WORK INSTRUCTIONS => Locate the lines where "matplotlib" occurs and copy them as they stand.

DATA EXCERPT =>
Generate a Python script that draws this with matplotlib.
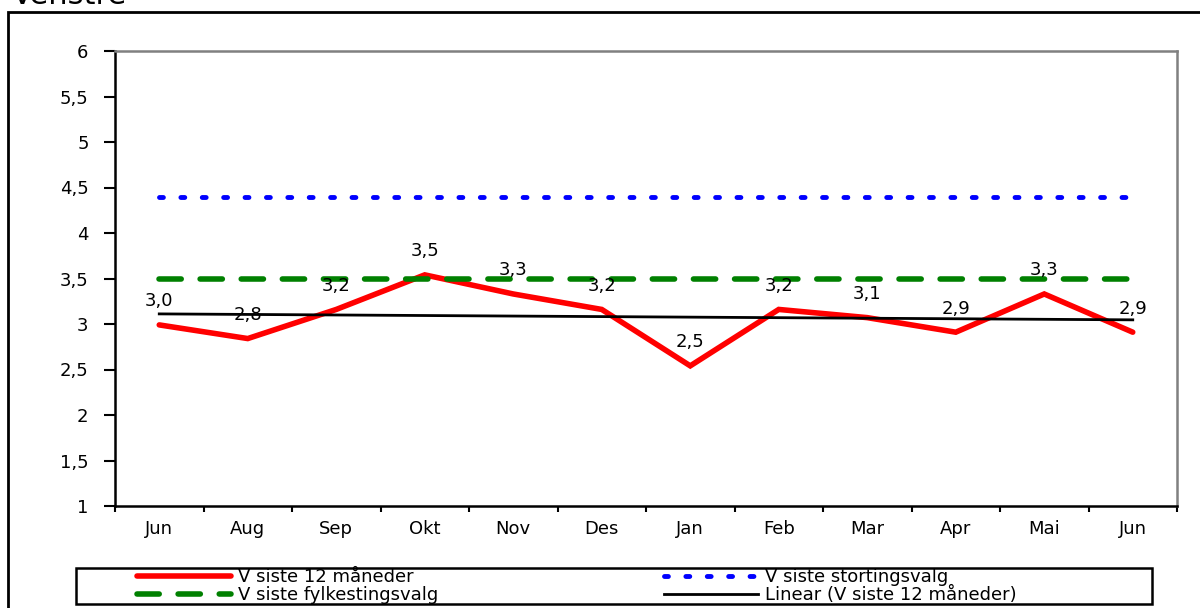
import numpy as np
import matplotlib
matplotlib.use("Agg")
import matplotlib.pyplot as plt
from matplotlib.patches import Rectangle

plt.rcParams['font.family'] = ['DejaVu Sans']

# data
months = ["Jun", "Aug", "Sep", "Okt", "Nov", "Des", "Jan", "Feb", "Mar", "Apr", "Mai", "Jun"]
siste12 = [2.99, 2.84, 3.16, 3.54, 3.33, 3.16, 2.54, 3.16, 3.07, 2.91, 3.33, 2.91]
stortingsvalg = 4.4
fylkestingsvalg = 3.5
yticks = [1, 1.5, 2, 2.5, 3, 3.5, 4, 4.5, 5, 5.5, 6]

x = np.arange(len(months))
y = np.array(siste12)
# Excel style linear trend
k, m = np.polyfit(x, y, 1)
trend = k * x + m

fig = plt.figure(figsize=(12, 6.08), dpi=100)
ax = fig.add_axes([115/1200, 1 - 506/608, 1062/1200, 455/608])

# outer chart frame (cut off at right/bottom)
fig.patches.append(Rectangle((8/1200, -0.05), 1.2, 1 - 12/608 + 0.05,
                             transform=fig.transFigure, fill=False,
                             edgecolor='black', lw=2))
fig.text(12/1200, 1 - 4/608, "Venstre", fontsize=22, ha='left', va='baseline')

red, = ax.plot(x, y, color='#ff0000', lw=4, solid_capstyle='round',
               solid_joinstyle='miter', zorder=3, label="V siste 12 måneder")
blue, = ax.plot(x, [stortingsvalg] * len(x), color='#0000ff', lw=3.5,
                dash_capstyle='round', linestyle=(0, (0.8, 3.6)),
                zorder=4, label="V siste stortingsvalg")
green, = ax.plot(x, [fylkestingsvalg] * len(x), color='#008000', lw=4,
                 dash_capstyle='round', linestyle=(0, (4, 3.4)),
                 zorder=4, label="V siste fylkestingsvalg")
black, = ax.plot(x, trend, color='black', lw=2, zorder=5,
                 label="Linear (V siste 12 måneder)")

for xi, yi in zip(x, y):
    ax.annotate(f"{yi:.1f}".replace(".", ","), (xi, yi), xytext=(0, 17),
                textcoords='offset points', ha='center', va='center',
                fontsize=13, zorder=6)

ax.set_xlim(-0.5, len(x) - 0.5)
ax.set_ylim(1, 6)
ax.set_yticks(yticks)
ax.set_yticklabels([f"{t:g}".replace(".", ",") for t in yticks])
ax.set_xticks(x)
ax.set_xticklabels(months)
ax.set_xticks(np.arange(-0.5, len(x)), minor=True)
ax.tick_params(axis='x', which='major', length=0, pad=10, labelsize=13)
ax.tick_params(axis='x', which='minor', length=4, width=1.5, direction='out')
ax.tick_params(axis='y', length=8, width=1.5, pad=11, labelsize=13)

for s in ['left', 'bottom']:
    ax.spines[s].set_color('black')
    ax.spines[s].set_linewidth(1.8)
for s in ['top', 'right']:
    ax.spines[s].set_color('#808080')
    ax.spines[s].set_linewidth(1.8)

# legend frame drawn separately, entries placed inside
fig.patches.append(Rectangle((76/1200, 1 - 604/608), 1076/1200, 36/608,
                             transform=fig.transFigure, fill=False,
                             edgecolor='black', lw=1.8))
leg = fig.legend(handles=[red, green, blue, black], ncol=2,
                 loc='center left', bbox_to_anchor=(137/1200, 1 - 586/608),
                 fontsize=13, handlelength=5.2, handletextpad=0.4,
                 columnspacing=12.5, borderaxespad=0, borderpad=0,
                 labelspacing=0.0, frameon=False)

fig.savefig("out.png", dpi=100)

COMPLETE OUTPUT =>
Generate a Python script that draws this with matplotlib.
import matplotlib
matplotlib.use("Agg")
import matplotlib.pyplot as plt
from matplotlib.patches import Rectangle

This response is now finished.